* **Challenge**: Check each line of the listing below for the word "script" and say how many lines have it. Nothing else should be written.

[Source code of charts]
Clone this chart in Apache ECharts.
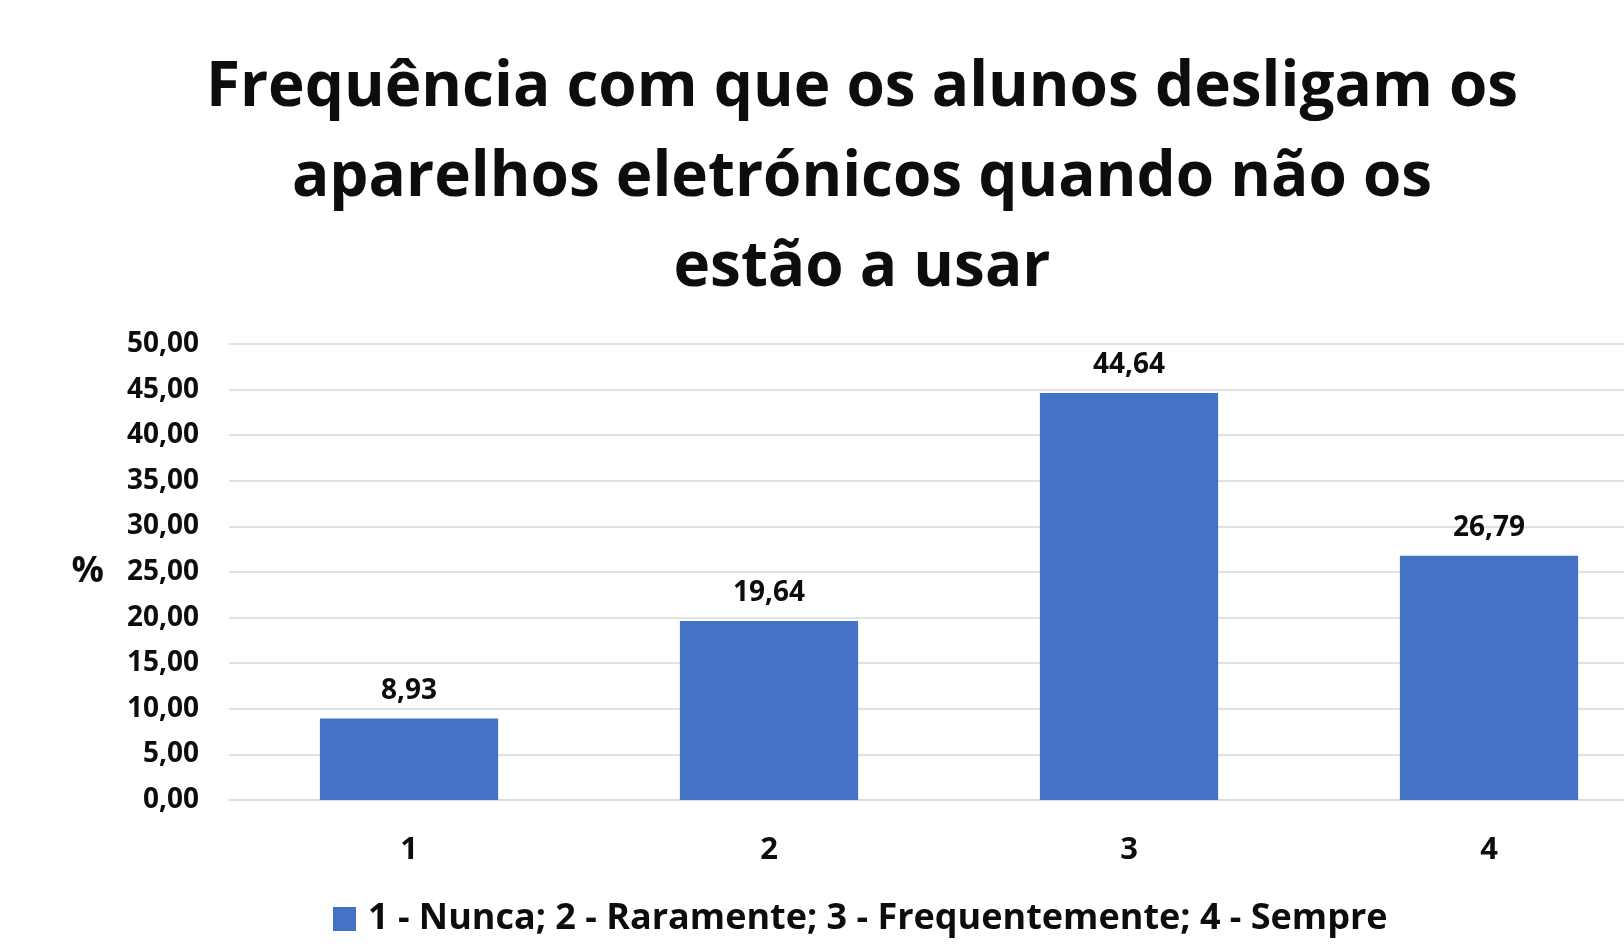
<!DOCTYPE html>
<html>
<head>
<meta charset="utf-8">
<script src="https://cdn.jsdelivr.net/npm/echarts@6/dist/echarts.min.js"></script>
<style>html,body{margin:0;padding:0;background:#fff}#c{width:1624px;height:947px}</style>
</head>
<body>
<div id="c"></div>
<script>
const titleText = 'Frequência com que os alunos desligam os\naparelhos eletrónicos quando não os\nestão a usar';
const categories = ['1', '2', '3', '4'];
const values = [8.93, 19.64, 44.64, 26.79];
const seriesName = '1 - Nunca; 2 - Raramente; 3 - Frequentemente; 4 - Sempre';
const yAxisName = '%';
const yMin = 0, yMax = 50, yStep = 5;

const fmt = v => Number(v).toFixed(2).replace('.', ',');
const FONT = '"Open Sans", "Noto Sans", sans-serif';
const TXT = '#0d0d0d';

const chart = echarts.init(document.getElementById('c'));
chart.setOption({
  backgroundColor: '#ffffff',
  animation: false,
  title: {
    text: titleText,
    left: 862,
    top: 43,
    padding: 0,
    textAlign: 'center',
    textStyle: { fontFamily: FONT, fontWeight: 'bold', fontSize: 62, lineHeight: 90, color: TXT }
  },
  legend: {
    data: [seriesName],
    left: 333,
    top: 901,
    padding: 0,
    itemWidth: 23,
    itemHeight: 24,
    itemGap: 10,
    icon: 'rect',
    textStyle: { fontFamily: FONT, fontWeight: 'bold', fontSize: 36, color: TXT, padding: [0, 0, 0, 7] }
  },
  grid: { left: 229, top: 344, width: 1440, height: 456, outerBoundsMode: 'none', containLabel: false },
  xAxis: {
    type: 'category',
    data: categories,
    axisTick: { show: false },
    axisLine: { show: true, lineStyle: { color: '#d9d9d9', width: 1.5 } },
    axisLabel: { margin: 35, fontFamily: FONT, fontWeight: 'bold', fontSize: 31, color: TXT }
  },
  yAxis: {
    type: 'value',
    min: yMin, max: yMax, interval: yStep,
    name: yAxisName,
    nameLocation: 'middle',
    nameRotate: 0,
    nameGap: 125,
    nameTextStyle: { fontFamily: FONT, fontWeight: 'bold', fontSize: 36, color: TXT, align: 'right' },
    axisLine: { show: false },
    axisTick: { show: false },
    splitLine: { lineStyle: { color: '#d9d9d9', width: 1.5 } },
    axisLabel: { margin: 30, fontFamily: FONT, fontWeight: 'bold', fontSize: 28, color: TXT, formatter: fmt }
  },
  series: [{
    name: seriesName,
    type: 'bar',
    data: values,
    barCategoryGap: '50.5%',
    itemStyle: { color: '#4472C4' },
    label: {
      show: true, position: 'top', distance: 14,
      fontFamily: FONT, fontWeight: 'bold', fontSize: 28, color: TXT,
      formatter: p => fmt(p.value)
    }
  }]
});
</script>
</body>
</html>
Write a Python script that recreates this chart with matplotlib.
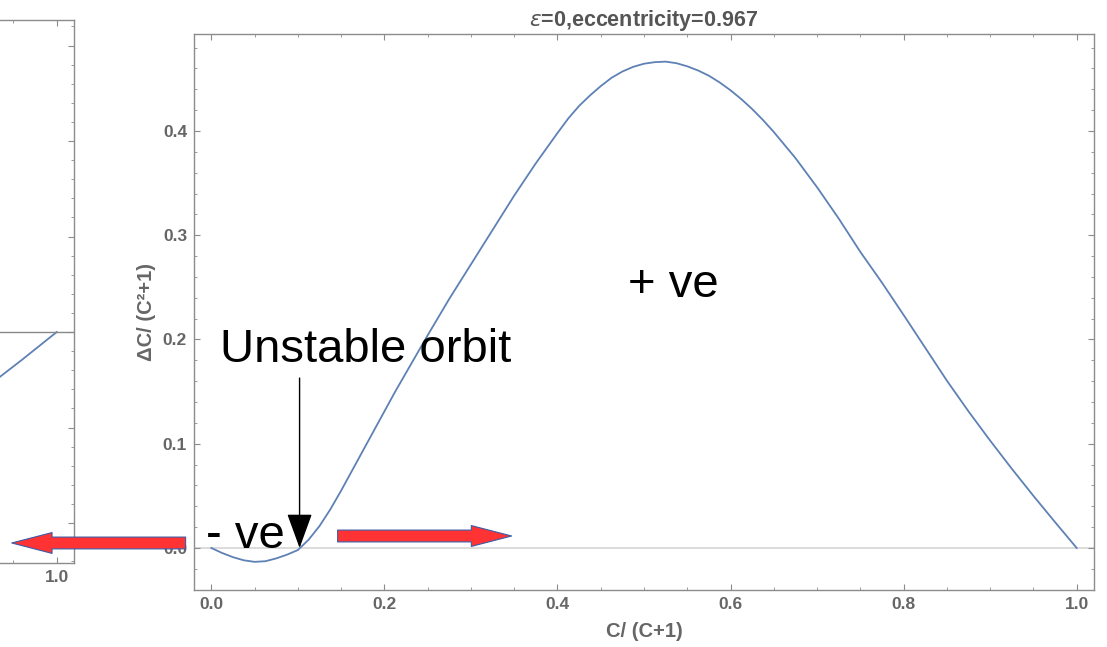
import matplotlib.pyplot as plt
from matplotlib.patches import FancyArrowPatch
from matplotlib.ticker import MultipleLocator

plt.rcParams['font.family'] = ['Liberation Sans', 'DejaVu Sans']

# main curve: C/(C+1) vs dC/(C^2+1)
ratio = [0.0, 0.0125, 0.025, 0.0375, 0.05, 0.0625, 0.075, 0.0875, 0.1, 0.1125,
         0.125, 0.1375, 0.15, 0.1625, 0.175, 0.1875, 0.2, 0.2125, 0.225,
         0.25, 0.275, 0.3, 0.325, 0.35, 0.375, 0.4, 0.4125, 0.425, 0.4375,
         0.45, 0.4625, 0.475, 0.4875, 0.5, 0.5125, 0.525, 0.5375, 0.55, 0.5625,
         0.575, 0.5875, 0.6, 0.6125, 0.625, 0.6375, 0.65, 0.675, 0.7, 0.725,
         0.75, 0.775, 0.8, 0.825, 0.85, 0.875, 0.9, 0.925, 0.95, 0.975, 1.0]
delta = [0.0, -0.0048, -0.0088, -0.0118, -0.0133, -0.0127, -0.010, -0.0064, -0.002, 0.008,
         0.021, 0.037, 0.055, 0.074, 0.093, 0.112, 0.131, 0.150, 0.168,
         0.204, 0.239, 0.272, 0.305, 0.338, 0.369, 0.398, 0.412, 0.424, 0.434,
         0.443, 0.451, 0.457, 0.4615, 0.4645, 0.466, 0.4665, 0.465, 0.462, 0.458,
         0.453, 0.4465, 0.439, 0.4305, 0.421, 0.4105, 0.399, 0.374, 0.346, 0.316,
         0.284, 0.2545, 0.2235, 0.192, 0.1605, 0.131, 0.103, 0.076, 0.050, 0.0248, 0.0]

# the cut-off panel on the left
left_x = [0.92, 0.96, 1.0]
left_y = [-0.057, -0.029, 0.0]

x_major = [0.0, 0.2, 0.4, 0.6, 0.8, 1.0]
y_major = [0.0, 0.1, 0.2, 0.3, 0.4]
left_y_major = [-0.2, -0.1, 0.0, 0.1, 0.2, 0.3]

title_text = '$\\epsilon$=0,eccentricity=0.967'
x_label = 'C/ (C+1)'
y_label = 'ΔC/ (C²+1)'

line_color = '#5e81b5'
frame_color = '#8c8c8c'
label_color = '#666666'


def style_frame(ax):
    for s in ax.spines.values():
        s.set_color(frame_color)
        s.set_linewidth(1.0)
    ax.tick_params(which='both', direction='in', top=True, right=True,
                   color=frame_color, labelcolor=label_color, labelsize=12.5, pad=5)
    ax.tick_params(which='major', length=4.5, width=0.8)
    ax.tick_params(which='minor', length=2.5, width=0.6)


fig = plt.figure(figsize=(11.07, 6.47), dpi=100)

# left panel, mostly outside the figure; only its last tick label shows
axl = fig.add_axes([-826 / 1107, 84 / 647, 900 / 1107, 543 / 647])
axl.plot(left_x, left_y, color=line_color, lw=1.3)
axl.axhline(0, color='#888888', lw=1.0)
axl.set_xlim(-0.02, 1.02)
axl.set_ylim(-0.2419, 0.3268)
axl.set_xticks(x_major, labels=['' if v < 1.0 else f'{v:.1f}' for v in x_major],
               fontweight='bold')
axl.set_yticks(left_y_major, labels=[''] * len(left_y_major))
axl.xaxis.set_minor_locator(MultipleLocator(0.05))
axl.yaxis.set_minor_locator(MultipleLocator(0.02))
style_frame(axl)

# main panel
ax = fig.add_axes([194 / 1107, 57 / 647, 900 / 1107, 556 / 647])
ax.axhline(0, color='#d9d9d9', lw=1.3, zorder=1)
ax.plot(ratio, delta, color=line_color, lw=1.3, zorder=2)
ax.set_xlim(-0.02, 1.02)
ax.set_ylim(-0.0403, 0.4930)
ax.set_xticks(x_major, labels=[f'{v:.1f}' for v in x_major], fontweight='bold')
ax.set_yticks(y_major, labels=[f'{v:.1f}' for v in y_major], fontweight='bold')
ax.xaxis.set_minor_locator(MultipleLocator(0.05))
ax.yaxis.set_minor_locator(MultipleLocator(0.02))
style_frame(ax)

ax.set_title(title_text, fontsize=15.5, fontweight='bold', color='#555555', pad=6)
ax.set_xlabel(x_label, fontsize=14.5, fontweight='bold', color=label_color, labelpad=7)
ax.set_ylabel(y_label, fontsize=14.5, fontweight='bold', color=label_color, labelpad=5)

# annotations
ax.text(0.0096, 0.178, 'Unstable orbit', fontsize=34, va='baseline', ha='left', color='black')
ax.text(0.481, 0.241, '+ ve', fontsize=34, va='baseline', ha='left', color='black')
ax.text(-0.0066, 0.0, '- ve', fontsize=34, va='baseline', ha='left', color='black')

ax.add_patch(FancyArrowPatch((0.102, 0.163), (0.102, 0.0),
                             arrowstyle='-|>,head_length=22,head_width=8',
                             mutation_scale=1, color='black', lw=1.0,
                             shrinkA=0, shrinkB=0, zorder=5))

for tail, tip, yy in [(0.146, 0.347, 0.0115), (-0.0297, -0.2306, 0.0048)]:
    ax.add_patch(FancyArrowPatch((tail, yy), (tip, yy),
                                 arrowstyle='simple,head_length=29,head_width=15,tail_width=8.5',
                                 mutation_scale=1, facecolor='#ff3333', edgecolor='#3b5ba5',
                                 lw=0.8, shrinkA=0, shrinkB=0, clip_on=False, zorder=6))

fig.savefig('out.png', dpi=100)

* **Result of the task**: 4